Verifying novel cryptography: forging a forward path
Wrenna Robson
PhD Candidate, Royal Holloway, University of London
A structural change is required in how we reason about and evaluate novel cryptography. There is increasing interest in the usage of formal proof in the cryptographic domain, and a growing cornucopia of tools and frameworks to allow for the formal verification of cryptographic software and designs. What is required, however, is a structured approach to reasoning about the results such tools produce.
The value to a "formal proof" is an interpretation of its content into meaning; yet that meaning is not given through formal means, but through socio-technical context. There are good solutions in other problem domains to the question of how to build an assurance case effectively, and the lessons they provide can be transposed to this context. The use of a "Claims, Argument, Evidence" (CAE) assurance methodology creates a clearer space for interpreting the meaning of formal analysis and verification: if a formal proof is to be regarded as a form of evidence for the security of an implementation or design, that evidence has meaning only alongside the claims it justifies and the argument which links them to a web of justified belief.
To explain the context in a little more depth: the problem domain under consideration is "novel cryptography", by which is meant cryptographic designs and their implementations which are in some sense new, but which address well-defined needs. The most recent archetypal example of this is the so-called NIST post-quantum standardization process, which has occurred over the last half-decade. This process was designed to select quantum-computing-secure key encapsulation mechanisms and digital signature scheme to be standardized.
Despite optimism from the developers and researchers of formal verification technology, by and large these tools and methods have not played an explicit role in the evaluation and winnowing of the schemes considered by NIST, despite a clear need to improve the quality of offered implementations. That is to say: the tools are available, in principle they could prove evidence in support of the schemes under consideration, but in practice this has not been presented or required.
The issue is not the technology itself, nor indeed the community of practice of those who actively develop and research them: rather, the issue is that there is a disconnection between the way that the "cryptographer on the street" sees these tools and the way they are understood by tooling experts. It is often unclear what the evidence they produce should actually be interpreted to mean, and without this interpretation, it is difficult for them to have a clear role.

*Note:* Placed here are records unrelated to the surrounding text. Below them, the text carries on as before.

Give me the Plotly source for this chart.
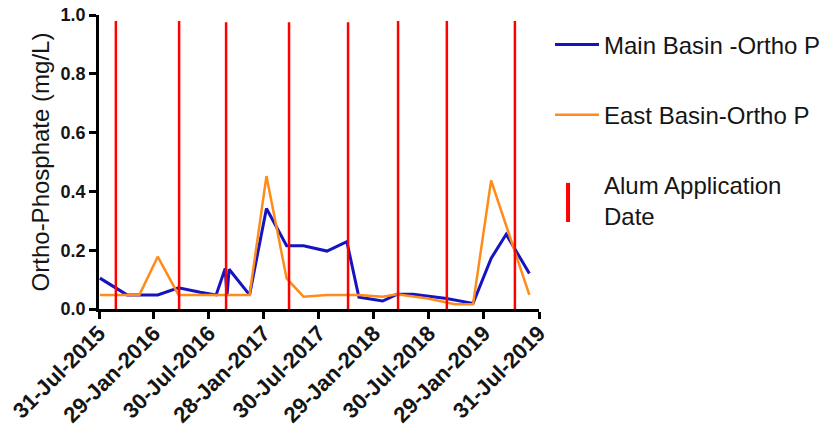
import plotly.graph_objects as go

# Main Basin ortho-P
main_dates = ["2015-08-03", "2015-11-01", "2016-02-11", "2016-04-20", "2016-07-01",
              "2016-08-23", "2016-09-22", "2016-09-28", "2016-10-05", "2016-12-12",
              "2017-02-06", "2017-04-14", "2017-06-09", "2017-08-26", "2017-10-31",
              "2017-12-10", "2018-02-27", "2018-04-15", "2018-06-08", "2018-09-27",
              "2018-12-24", "2019-02-22", "2019-04-13", "2019-06-29"]
main_vals = [0.105, 0.048, 0.048, 0.072, 0.057,
             0.048, 0.138, 0.045, 0.135, 0.048,
             0.342, 0.215, 0.215, 0.197, 0.229,
             0.040, 0.027, 0.050, 0.050, 0.036,
             0.019, 0.172, 0.254, 0.121]

# East Basin ortho-P
east_dates = ["2015-08-03", "2015-12-12", "2016-02-11", "2016-04-20", "2016-07-01",
              "2016-08-23", "2016-12-12", "2017-02-06", "2017-04-14", "2017-06-09",
              "2017-08-26", "2017-10-31", "2017-12-10", "2018-02-27", "2018-04-15",
              "2018-07-27", "2018-09-27", "2018-10-25", "2018-12-24", "2019-02-22",
              "2019-06-29"]
east_vals = [0.048, 0.048, 0.178, 0.048, 0.048,
             0.048, 0.048, 0.452, 0.104, 0.042,
             0.048, 0.048, 0.048, 0.042, 0.050,
             0.036, 0.022, 0.016, 0.016, 0.437,
             0.048]

# Alum application dates
alum_dates = ["2015-09-25", "2016-04-22", "2016-09-25", "2017-04-22",
              "2017-11-04", "2018-04-19", "2018-09-28", "2019-05-12"]
alum_tops = [0.98, 0.98, 0.975, 0.975, 0.975, 0.98, 0.98, 0.98]

tick_dates = ["2015-07-31", "2016-01-29", "2016-07-30", "2017-01-28", "2017-07-30",
              "2018-01-29", "2018-07-30", "2019-01-29", "2019-07-31"]
tick_text = ["31-Jul-2015", "29-Jan-2016", "30-Jul-2016", "28-Jan-2017", "30-Jul-2017",
             "29-Jan-2018", "30-Jul-2018", "29-Jan-2019", "31-Jul-2019"]
y_ticks = [0.0, 0.2, 0.4, 0.6, 0.8, 1.0]
y_tick_text = ["0.0", "0.2", "0.4", "0.6", "0.8", "1.0"]

FONT = "Liberation Sans, Arial, sans-serif"
TXT = "#151515"
BLUE = "#1414C0"
ORANGE = "#FF8C1A"
RED = "#FF0000"

alum_x, alum_y = [], []
for d, t in zip(alum_dates, alum_tops):
    alum_x += [d, d, None]
    alum_y += [0, t, None]

fig = go.Figure()
fig.add_trace(go.Scatter(x=main_dates, y=main_vals, mode="lines",
                         line=dict(color=BLUE, width=3),
                         name="Main Basin -Ortho P", legendgroup="a"))
fig.add_trace(go.Scatter(x=east_dates, y=east_vals, mode="lines",
                         line=dict(color=ORANGE, width=2.5),
                         name="East Basin-Ortho P", legendgroup="b"))
fig.add_trace(go.Scatter(x=alum_x, y=alum_y, mode="lines",
                         line=dict(color=RED, width=2.5),
                         showlegend=False, legendgroup="c", hoverinfo="skip"))
# legend entry for alum dates (key drawn as a tall red bar below)
fig.add_trace(go.Scatter(x=[None], y=[None], mode="markers",
                         marker=dict(symbol="line-ns", size=16,
                                     color="rgba(0,0,0,0)",
                                     line=dict(color="rgba(0,0,0,0)", width=0)),
                         name="Alum Application<br>Date", legendgroup="c"))

# tall red legend key like the original
fig.add_shape(type="line", xref="paper", yref="paper",
              x0=1.066, x1=1.066, y0=0.296, y1=0.429,
              line=dict(color=RED, width=4))

# the page body has an 8px margin, so the figure is sized/offset to compensate
fig.update_layout(
    width=830, height=421,
    margin=dict(l=91, r=299, t=7, b=120, pad=0),
    plot_bgcolor="white", paper_bgcolor="white",
    font=dict(family=FONT, color=TXT),
    showlegend=True,
    legend=dict(x=1.025, y=0.975, xanchor="left", yanchor="top",
                font=dict(family=FONT, size=24, color=TXT),
                tracegroupgap=36, itemwidth=44, bgcolor="rgba(0,0,0,0)"),
    xaxis=dict(type="date", range=["2015-07-31", "2019-07-31"], automargin=False,
               tickmode="array", tickvals=tick_dates, ticktext=tick_text,
               tickangle=-45, ticks="outside", ticklen=7, tickwidth=2.5,
               ticklabelstandoff=-7, ticklabeloverflow="allow",
               tickcolor="black", showline=True, linecolor="black", linewidth=2.5,
               showgrid=False, zeroline=False,
               tickfont=dict(family=FONT, size=22, weight="bold", color=TXT)),
    yaxis=dict(range=[0, 1.0], automargin=False, tickvals=y_ticks, ticktext=y_tick_text,
               ticks="outside", ticklen=7, tickwidth=2.5, tickcolor="black",
               ticklabeloverflow="allow",
               showline=True, linecolor="black", linewidth=2.5,
               showgrid=False, zeroline=False,
               tickfont=dict(family=FONT, size=18, weight="bold", color=TXT),
               title=dict(text="Ortho-Phosphate (mg/L)", standoff=5,
                          font=dict(family=FONT, size=24, color=TXT))),
)

fig.write_html("out.html")
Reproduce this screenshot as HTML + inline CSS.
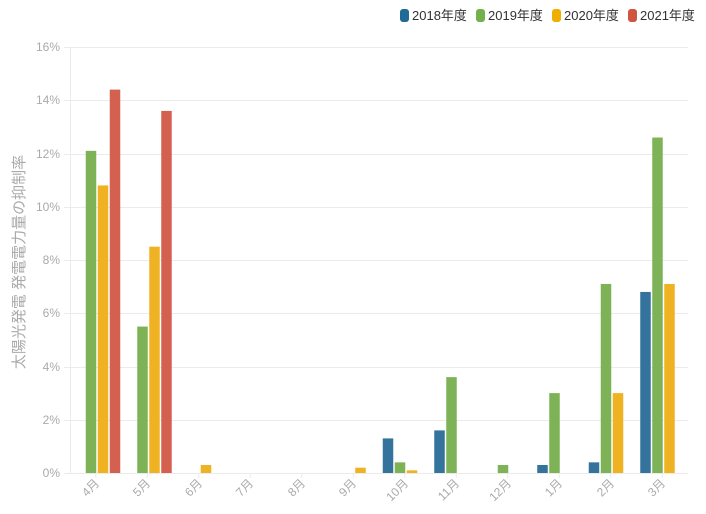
<!DOCTYPE html><html><head><meta charset="utf-8"><style>body{margin:0;background:#fff}svg{font-family:"Liberation Sans","Noto Sans CJK JP",sans-serif}</style></head><body>
<svg width="706" height="509" xmlns="http://www.w3.org/2000/svg">
<g stroke="#ebebeb" stroke-width="1">
<line x1="64" x2="688" y1="47.5" y2="47.5"/><line x1="64" x2="688" y1="100.5" y2="100.5"/><line x1="64" x2="688" y1="154.5" y2="154.5"/><line x1="64" x2="688" y1="207.5" y2="207.5"/><line x1="64" x2="688" y1="260.5" y2="260.5"/><line x1="64" x2="688" y1="313.5" y2="313.5"/><line x1="64" x2="688" y1="367.5" y2="367.5"/><line x1="64" x2="688" y1="420.5" y2="420.5"/><line x1="64" x2="688" y1="473.5" y2="473.5"/>
<line x1="70.5" x2="70.5" y1="47" y2="473"/>
<line x1="95.75" x2="95.75" y1="473" y2="478"/><line x1="147.25" x2="147.25" y1="473" y2="478"/><line x1="198.75" x2="198.75" y1="473" y2="478"/><line x1="250.25" x2="250.25" y1="473" y2="478"/><line x1="301.75" x2="301.75" y1="473" y2="478"/><line x1="353.25" x2="353.25" y1="473" y2="478"/><line x1="404.75" x2="404.75" y1="473" y2="478"/><line x1="456.25" x2="456.25" y1="473" y2="478"/><line x1="507.75" x2="507.75" y1="473" y2="478"/><line x1="559.25" x2="559.25" y1="473" y2="478"/><line x1="610.75" x2="610.75" y1="473" y2="478"/><line x1="662.25" x2="662.25" y1="473" y2="478"/>
</g>
<g fill="#aaa" font-size="12" text-anchor="end">
<text x="60" y="51">16%</text><text x="60" y="104">14%</text><text x="60" y="158">12%</text><text x="60" y="211">10%</text><text x="60" y="264">8%</text><text x="60" y="317">6%</text><text x="60" y="371">4%</text><text x="60" y="424">2%</text><text x="60" y="477">0%</text>
</g>
<text transform="translate(24,262) rotate(-90)" fill="#aaa" font-size="15" text-anchor="middle">太陽光発電 発電電力量の抑制率</text>
<g>
<rect x="85.75" y="150.84" width="10.5" height="322.16" fill="#7db356"/>
<rect x="97.75" y="185.45" width="10.5" height="287.55" fill="#efb223"/>
<rect x="109.75" y="89.6" width="10.5" height="383.4" fill="#d46050"/>
<rect x="137.25" y="326.56" width="10.5" height="146.44" fill="#7db356"/>
<rect x="149.25" y="246.69" width="10.5" height="226.31" fill="#efb223"/>
<rect x="161.25" y="110.9" width="10.5" height="362.1" fill="#d46050"/>
<rect x="200.75" y="465.01" width="10.5" height="7.99" fill="#efb223"/>
<rect x="355.25" y="467.67" width="10.5" height="5.33" fill="#efb223"/>
<rect x="382.75" y="438.39" width="10.5" height="34.61" fill="#33739c"/>
<rect x="394.75" y="462.35" width="10.5" height="10.65" fill="#7db356"/>
<rect x="406.75" y="470.34" width="10.5" height="2.66" fill="#efb223"/>
<rect x="434.25" y="430.4" width="10.5" height="42.6" fill="#33739c"/>
<rect x="446.25" y="377.15" width="10.5" height="95.85" fill="#7db356"/>
<rect x="497.75" y="465.01" width="10.5" height="7.99" fill="#7db356"/>
<rect x="537.25" y="465.01" width="10.5" height="7.99" fill="#33739c"/>
<rect x="549.25" y="393.12" width="10.5" height="79.88" fill="#7db356"/>
<rect x="588.75" y="462.35" width="10.5" height="10.65" fill="#33739c"/>
<rect x="600.75" y="283.96" width="10.5" height="189.04" fill="#7db356"/>
<rect x="612.75" y="393.12" width="10.5" height="79.88" fill="#efb223"/>
<rect x="640.25" y="291.95" width="10.5" height="181.05" fill="#33739c"/>
<rect x="652.25" y="137.52" width="10.5" height="335.48" fill="#7db356"/>
<rect x="664.25" y="283.96" width="10.5" height="189.04" fill="#efb223"/>
</g>
<g fill="#aaa" font-size="12" text-anchor="end">
<text transform="translate(100,484) rotate(-45)">4月</text>
<text transform="translate(151,484) rotate(-45)">5月</text>
<text transform="translate(203,484) rotate(-45)">6月</text>
<text transform="translate(254,484) rotate(-45)">7月</text>
<text transform="translate(306,484) rotate(-45)">8月</text>
<text transform="translate(357,484) rotate(-45)">9月</text>
<text transform="translate(409,484) rotate(-45)">10月</text>
<text transform="translate(460,484) rotate(-45)">11月</text>
<text transform="translate(512,484) rotate(-45)">12月</text>
<text transform="translate(563,484) rotate(-45)">1月</text>
<text transform="translate(615,484) rotate(-45)">2月</text>
<text transform="translate(666,484) rotate(-45)">3月</text>
</g>
<g font-size="13" fill="#333">
<rect x="400" y="9" width="9" height="13" rx="3" fill="#1f6b96"/><text x="412" y="20">2018年度</text>
<rect x="476" y="9" width="9" height="13" rx="3" fill="#74b04b"/><text x="488" y="20">2019年度</text>
<rect x="552" y="9" width="9" height="13" rx="3" fill="#f0ae00"/><text x="564" y="20">2020年度</text>
<rect x="628" y="9" width="9" height="13" rx="3" fill="#cf5542"/><text x="640" y="20">2021年度</text>
</g>
</svg></body></html>
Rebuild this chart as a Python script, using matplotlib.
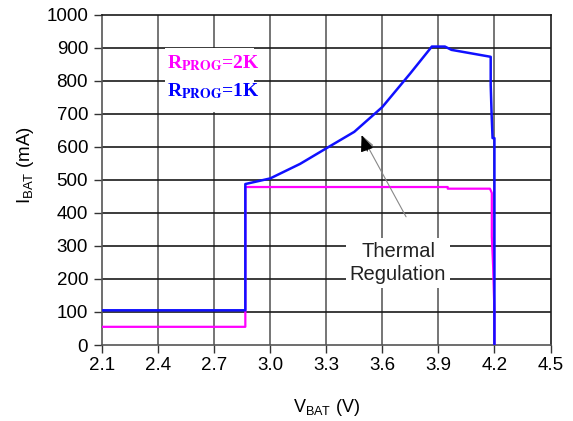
import matplotlib
matplotlib.use("Agg")
import matplotlib.pyplot as plt
from matplotlib.patches import Rectangle

# -----------------------------
# Data
# -----------------------------
# RPROG = 1K (blue)
v_1k = [2.1, 2.867, 2.867, 3.0, 3.16, 3.3, 3.45, 3.6, 3.75, 3.865, 3.935,
        3.97, 4.18, 4.18, 4.185, 4.19, 4.2, 4.2]
i_1k = [105, 105, 487, 504, 548, 595, 645, 720, 822, 903, 903,
        893, 872, 787, 696, 626, 626, 0]

# RPROG = 2K (magenta)
v_2k = [2.1, 2.867, 2.867, 3.95, 3.95, 4.176, 4.186, 4.186, 4.193, 4.2, 4.2]
i_2k = [55, 55, 478, 478, 473, 473, 460, 328, 237, 100, 0]

x_ticks = [2.1, 2.4, 2.7, 3.0, 3.3, 3.6, 3.9, 4.2, 4.5]
y_ticks = list(range(0, 1001, 100))

plt.rcParams["font.family"] = ["Liberation Sans", "DejaVu Sans"]
plt.rcParams["mathtext.fontset"] = "custom"
plt.rcParams["mathtext.rm"] = "Liberation Sans"
plt.rcParams["mathtext.it"] = "Liberation Sans"

fig = plt.figure(figsize=(5.73, 4.21), dpi=100)
ax = fig.add_axes([102 / 573, 1 - 345 / 421, 448.5 / 573, 330.5 / 421])

# grid
for x in x_ticks[1:-1]:
    ax.axvline(x, color="#6a6a6a", lw=1.3, zorder=1)
for y in y_ticks[1:-1]:
    ax.axhline(y, color="#1a1a1a", lw=1.2, zorder=1)

ax.plot(v_2k, i_2k, color="#ff00ff", lw=1.6, zorder=3)
ax.plot(v_1k, i_1k, color="#1010ff", lw=1.8, zorder=4)

ax.set_xlim(2.1, 4.5)
ax.set_ylim(0, 1000)
ax.set_xticks(x_ticks)
ax.set_xticklabels([f"{x:.1f}" for x in x_ticks])
ax.set_yticks(y_ticks)
ax.tick_params(axis="both", direction="out", length=6, width=1,
               color="#333333", labelsize=13.5, labelcolor="black")
ax.tick_params(axis="y", pad=4)
ax.tick_params(axis="x", pad=3)

for side in ["top", "right"]:
    ax.spines[side].set_color("#1a1a1a")
    ax.spines[side].set_linewidth(1.2)
for side in ["left", "bottom"]:
    ax.spines[side].set_color("#555555")
    ax.spines[side].set_linewidth(1.2)

ax.set_xlabel(r"V$_\mathrm{BAT}$ (V)", fontsize=13, labelpad=16)
ax.set_ylabel(r"I$_\mathrm{BAT}$ (mA)", fontsize=13.5)
ax.yaxis.set_label_coords(-0.148, 0.545)

# legend box (white patch behind the two labels)
ax.add_patch(Rectangle((2.437, 706), 0.476, 193, facecolor="white",
                       edgecolor="none", zorder=5))
legend_font = dict(family="Liberation Serif", weight="bold", size=14,
                   math_fontfamily="stix", va="center", ha="left", zorder=6)
ax.text(2.45, 854, r"R$_\mathbf{PROG}$=2K", color="#ff00ff", **legend_font)
ax.text(2.45, 768, r"R$_\mathbf{PROG}$=1K", color="#0000ff", **legend_font)

# thermal regulation note
ax.annotate("", xy=(3.489, 635), xytext=(3.727, 388),
            arrowprops=dict(arrowstyle="-|>,head_length=0.9,head_width=0.35",
                            color="#888888", lw=0.8, shrinkA=0, shrinkB=0),
            zorder=5)
ax.annotate("", xy=(3.489, 635), xytext=(3.52, 587),
            arrowprops=dict(arrowstyle="-|>,head_length=1.0,head_width=0.4",
                            color="black", lw=0.8, shrinkA=0, shrinkB=0),
            zorder=5)
ax.text(3.684, 248, "Thermal\nRegulation", fontsize=14.5, color="#222222",
        ha="center", va="center", linespacing=1.25, zorder=6,
        bbox=dict(facecolor="white", edgecolor="none", pad=3))

fig.savefig("out.png", dpi=100)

Hence, the aim in this talk will be to sketch a vision for the use of CAE assurance methodologies in this problem domain, which has the goal of providing a skeleton framework to be used in future development of novel cryptography.
About Wrenna Robson
Wrenna Robson is a PhD candidate at Royal Holloway, University of London. Her primary research interest is in the effective development of high-assurance guarantees about cryptographic software, and the role of so-called computer-aided cryptography -- computational verification targeting cryptographic designs and implementations -- in achieving this.
Wrenna supervised by Dr Rachel Player and externally advised by Dr Martin Brain of City University. She expects to submit her thesis in late February 2023. She has a career history in mathematics research and pedagogy, and in the technical description and documentation of processor architecture.